---------- Material provided
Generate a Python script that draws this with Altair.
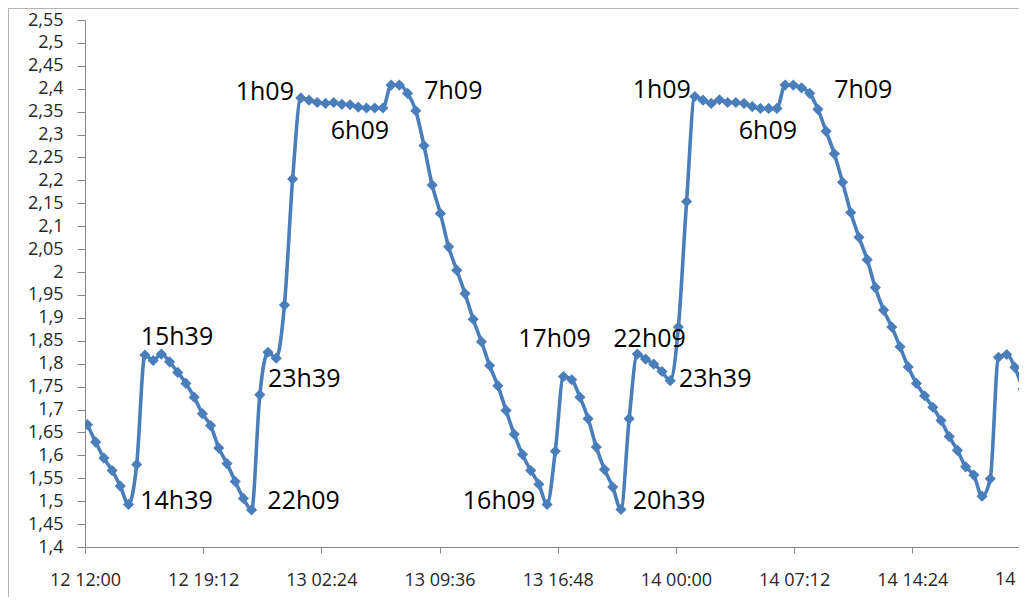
import altair as alt
import pandas as pd

# Readings every 30 minutes, starting 12 12:09
first_reading = "2013-03-12 12:09"
levels = [
    1.667, 1.629, 1.594, 1.567, 1.533, 1.493, 1.580, 1.819, 1.807, 1.821,
    1.804, 1.781, 1.757, 1.727, 1.691, 1.665, 1.616, 1.582, 1.543, 1.506,
    1.481, 1.732, 1.825, 1.812, 1.928, 2.203, 2.380, 2.375, 2.370, 2.368,
    2.370, 2.366, 2.365, 2.360, 2.358, 2.358, 2.358, 2.408, 2.408, 2.390,
    2.352, 2.276, 2.190, 2.128, 2.055, 2.004, 1.953, 1.897, 1.848, 1.796,
    1.752, 1.698, 1.646, 1.602, 1.567, 1.537, 1.493, 1.609, 1.772, 1.765,
    1.727, 1.680, 1.618, 1.569, 1.531, 1.482, 1.680, 1.821, 1.810, 1.799,
    1.783, 1.763, 1.880, 2.154, 2.383, 2.375, 2.368, 2.376, 2.370, 2.370,
    2.368, 2.361, 2.357, 2.357, 2.357, 2.408, 2.408, 2.402, 2.390, 2.355,
    2.307, 2.258, 2.196, 2.130, 2.076, 2.027, 1.966, 1.917, 1.880, 1.837,
    1.793, 1.757, 1.730, 1.705, 1.676, 1.641, 1.611, 1.575, 1.557, 1.511,
    1.549, 1.814, 1.820, 1.792, 1.745, 1.716,
]

# Annotations: text and index of the reading they belong to
label_text = ["14h39", "15h39", "22h09", "23h39", "1h09", "6h09", "7h09",
              "16h09", "17h09", "22h09", "20h39", "23h39", "1h09", "6h09", "7h09"]
label_point = [5, 7, 20, 23, 26, 36, 38, 56, 58, 68, 65, 71, 74, 84, 86]

# Axis ticks
y_ticks = [1.4, 1.45, 1.5, 1.55, 1.6, 1.65, 1.7, 1.75, 1.8, 1.85, 1.9, 1.95,
           2.0, 2.05, 2.1, 2.15, 2.2, 2.25, 2.3, 2.35, 2.4, 2.45, 2.5, 2.55]
x_tick_times = ["2013-03-12 12:00", "2013-03-12 19:12", "2013-03-13 02:24",
                "2013-03-13 09:36", "2013-03-13 16:48", "2013-03-14 00:00",
                "2013-03-14 07:12", "2013-03-14 14:24", "2013-03-14 21:36"]
x_domain = ["2013-03-12 12:00", "2013-03-14 20:54"]

# label offsets in pixels (styling)
label_dx = [48, 32, 52, 28, -36, -23, 54, -48, -9, 4, 48, 45, -33, -9, 70]
label_dy = [-3, -18, -9, 21, -6, 23, 6, -3, -38, -20, -8, -2, -7, 23, 5]

times = pd.date_range(pd.Timestamp(first_reading), periods=len(levels), freq="30min")
df = pd.DataFrame({
    "t": [t.strftime("%Y-%m-%dT%H:%M:00Z") for t in times],
    "v": levels,
})


def dt(s):
    ts = pd.Timestamp(s)
    return alt.DateTime(year=ts.year, month=ts.month, date=ts.day,
                        hours=ts.hour, minutes=ts.minute, utc=True)


def iso(s):
    return pd.Timestamp(s).strftime("%Y-%m-%dT%H:%M:00Z")


FONT = "Open Sans"
BLUE = "#4A7EBB"
AXIS_GREY = "#868686"
LABEL_COL = "#262626"

x_enc = alt.X(
    "t:T",
    scale=alt.Scale(type="utc", domain=[dt(s) for s in x_domain]),
    axis=alt.Axis(
        values=[dt(s) for s in x_tick_times],
        labelExpr="utcFormat(datum.value, '%d %H:%M')",
        title=None, grid=False, tickSize=6, labelPadding=18,
        labelFont=FONT, labelFontSize=18, labelColor=LABEL_COL,
        domainColor=AXIS_GREY, tickColor=AXIS_GREY, labelFlush=False,
        labelOverlap=False,
    ),
)
y_enc = alt.Y(
    "v:Q",
    scale=alt.Scale(domain=[1.4, 2.55], nice=False, zero=False),
    axis=alt.Axis(
        values=y_ticks,
        labelExpr="replace(toString(datum.value), '.', ',')",
        title=None, grid=False, tickSize=8, labelPadding=14,
        labelFont=FONT, labelFontSize=18, labelColor=LABEL_COL,
        domainColor=AXIS_GREY, tickColor=AXIS_GREY, labelFlush=False,
        labelOverlap=False,
    ),
)

base = alt.Chart(df)
line = base.mark_line(color=BLUE, strokeWidth=3.6, interpolate="monotone", clip=True).encode(x=x_enc, y=y_enc)
points = base.mark_point(shape="diamond", filled=True, opacity=1, color=BLUE, size=125, clip=True).encode(
    x=x_enc, y=y_enc)

layers = [line, points]
for txt, idx, ddx, ddy in zip(label_text, label_point, label_dx, label_dy):
    ldf = pd.DataFrame({"t": [df["t"][idx]], "v": [levels[idx]], "txt": [txt]})
    layers.append(
        alt.Chart(ldf).mark_text(font=FONT, fontSize=25, color="#000000",
                                 align="center", baseline="middle", dx=ddx, dy=ddy)
        .encode(x=x_enc, y=y_enc, text="txt:N")
    )

# last tick label, which falls past the visible right edge (cut off as in the source)
last_df = pd.DataFrame({"t": [iso(x_tick_times[-1])], "v": [y_ticks[0]],
                        "txt": ["14 21:36"]})
layers.append(
    alt.Chart(last_df).mark_text(font=FONT, fontSize=18, color=LABEL_COL,
                                 align="center", baseline="top", dy=24, clip=False)
    .encode(x=x_enc, y=y_enc, text="txt:N")
)

# outer chart-area border (top and left)
border_left = alt.Chart(df).mark_rule(color="#b4b4b4", strokeWidth=2).encode(
    x=alt.value(-77), y=alt.value(-12), y2=alt.value(590))
border_top = alt.Chart(df).mark_rule(color="#b4b4b4", strokeWidth=2).encode(
    y=alt.value(-12), x=alt.value(-77), x2=alt.value(1100))
layers += [border_left, border_top]

chart = alt.layer(*layers).properties(
    width=934, height=527,
    autosize=alt.AutoSizeParams(type="none"),
    padding={"left": 77, "top": 12, "right": 0, "bottom": 50},
).configure_view(stroke=None)

chart.save("out.html", embed_options={"renderer": "svg", "actions": False})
--------------------
## Exercise
All the material shown above is to be copied exactly, with no pictures carried over.

## Solution to this exercise
Generate a Python script that draws this with Altair.
import altair as alt
import pandas as pd

# Readings every 30 minutes, starting 12 12:09
first_reading = "2013-03-12 12:09"
levels = [
    1.667, 1.629, 1.594, 1.567, 1.533, 1.493, 1.580, 1.819, 1.807, 1.821,
    1.804, 1.781, 1.757, 1.727, 1.691, 1.665, 1.616, 1.582, 1.543, 1.506,
    1.481, 1.732, 1.825, 1.812, 1.928, 2.203, 2.380, 2.375, 2.370, 2.368,
    2.370, 2.366, 2.365, 2.360, 2.358, 2.358, 2.358, 2.408, 2.408, 2.390,
    2.352, 2.276, 2.190, 2.128, 2.055, 2.004, 1.953, 1.897, 1.848, 1.796,
    1.752, 1.698, 1.646, 1.602, 1.567, 1.537, 1.493, 1.609, 1.772, 1.765,
    1.727, 1.680, 1.618, 1.569, 1.531, 1.482, 1.680, 1.821, 1.810, 1.799,
    1.783, 1.763, 1.880, 2.154, 2.383, 2.375, 2.368, 2.376, 2.370, 2.370,
    2.368, 2.361, 2.357, 2.357, 2.357, 2.408, 2.408, 2.402, 2.390, 2.355,
    2.307, 2.258, 2.196, 2.130, 2.076, 2.027, 1.966, 1.917, 1.880, 1.837,
    1.793, 1.757, 1.730, 1.705, 1.676, 1.641, 1.611, 1.575, 1.557, 1.511,
    1.549, 1.814, 1.820, 1.792, 1.745, 1.716,
]

# Annotations: text and index of the reading they belong to
label_text = ["14h39", "15h39", "22h09", "23h39", "1h09", "6h09", "7h09",
              "16h09", "17h09", "22h09", "20h39", "23h39", "1h09", "6h09", "7h09"]
label_point = [5, 7, 20, 23, 26, 36, 38, 56, 58, 68, 65, 71, 74, 84, 86]

# Axis ticks
y_ticks = [1.4, 1.45, 1.5, 1.55, 1.6, 1.65, 1.7, 1.75, 1.8, 1.85, 1.9, 1.95,
           2.0, 2.05, 2.1, 2.15, 2.2, 2.25, 2.3, 2.35, 2.4, 2.45, 2.5, 2.55]
x_tick_times = ["2013-03-12 12:00", "2013-03-12 19:12", "2013-03-13 02:24",
                "2013-03-13 09:36", "2013-03-13 16:48", "2013-03-14 00:00",
                "2013-03-14 07:12", "2013-03-14 14:24", "2013-03-14 21:36"]
x_domain = ["2013-03-12 12:00", "2013-03-14 20:54"]

# label offsets in pixels (styling)
label_dx = [48, 32, 52, 28, -36, -23, 54, -48, -9, 4, 48, 45, -33, -9, 70]
label_dy = [-3, -18, -9, 21, -6, 23, 6, -3, -38, -20, -8, -2, -7, 23, 5]

times = pd.date_range(pd.Timestamp(first_reading), periods=len(levels), freq="30min")
df = pd.DataFrame({
    "t": [t.strftime("%Y-%m-%dT%H:%M:00Z") for t in times],
    "v": levels,
})


def dt(s):
    ts = pd.Timestamp(s)
    return alt.DateTime(year=ts.year, month=ts.month, date=ts.day,
                        hours=ts.hour, minutes=ts.minute, utc=True)


def iso(s):
    return pd.Timestamp(s).strftime("%Y-%m-%dT%H:%M:00Z")


FONT = "Open Sans"
BLUE = "#4A7EBB"
AXIS_GREY = "#868686"
LABEL_COL = "#262626"

x_enc = alt.X(
    "t:T",
    scale=alt.Scale(type="utc", domain=[dt(s) for s in x_domain]),
    axis=alt.Axis(
        values=[dt(s) for s in x_tick_times],
        labelExpr="utcFormat(datum.value, '%d %H:%M')",
        title=None, grid=False, tickSize=6, labelPadding=18,
        labelFont=FONT, labelFontSize=18, labelColor=LABEL_COL,
        domainColor=AXIS_GREY, tickColor=AXIS_GREY, labelFlush=False,
        labelOverlap=False,
    ),
)
y_enc = alt.Y(
    "v:Q",
    scale=alt.Scale(domain=[1.4, 2.55], nice=False, zero=False),
    axis=alt.Axis(
        values=y_ticks,
        labelExpr="replace(toString(datum.value), '.', ',')",
        title=None, grid=False, tickSize=8, labelPadding=14,
        labelFont=FONT, labelFontSize=18, labelColor=LABEL_COL,
        domainColor=AXIS_GREY, tickColor=AXIS_GREY, labelFlush=False,
        labelOverlap=False,
    ),
)

base = alt.Chart(df)
line = base.mark_line(color=BLUE, strokeWidth=3.6, interpolate="monotone", clip=True).encode(x=x_enc, y=y_enc)
points = base.mark_point(shape="diamond", filled=True, opacity=1, color=BLUE, size=125, clip=True).encode(
    x=x_enc, y=y_enc)

layers = [line, points]
for txt, idx, ddx, ddy in zip(label_text, label_point, label_dx, label_dy):
    ldf = pd.DataFrame({"t": [df["t"][idx]], "v": [levels[idx]], "txt": [txt]})
    layers.append(
        alt.Chart(ldf).mark_text(font=FONT, fontSize=25, color="#000000",
                                 align="center", baseline="middle", dx=ddx, dy=ddy)
        .encode(x=x_enc, y=y_enc, text="txt:N")
    )

# last tick label, which falls past the visible right edge (cut off as in the source)
last_df = pd.DataFrame({"t": [iso(x_tick_times[-1])], "v": [y_ticks[0]],
                        "txt": ["14 21:36"]})
layers.append(
    alt.Chart(last_df).mark_text(font=FONT, fontSize=18, color=LABEL_COL,
                                 align="center", baseline="top", dy=24, clip=False)
    .encode(x=x_enc, y=y_enc, text="txt:N")
)

# outer chart-area border (top and left)
border_left = alt.Chart(df).mark_rule(color="#b4b4b4", strokeWidth=2).encode(
    x=alt.value(-77), y=alt.value(-12), y2=alt.value(590))
border_top = alt.Chart(df).mark_rule(color="#b4b4b4", strokeWidth=2).encode(
    y=alt.value(-12), x=alt.value(-77), x2=alt.value(1100))
layers += [border_left, border_top]

chart = alt.layer(*layers).properties(
    width=934, height=527,
    autosize=alt.AutoSizeParams(type="none"),
    padding={"left": 77, "top": 12, "right": 0, "bottom": 50},
).configure_view(stroke=None)

chart.save("out.html", embed_options={"renderer": "svg", "actions": False})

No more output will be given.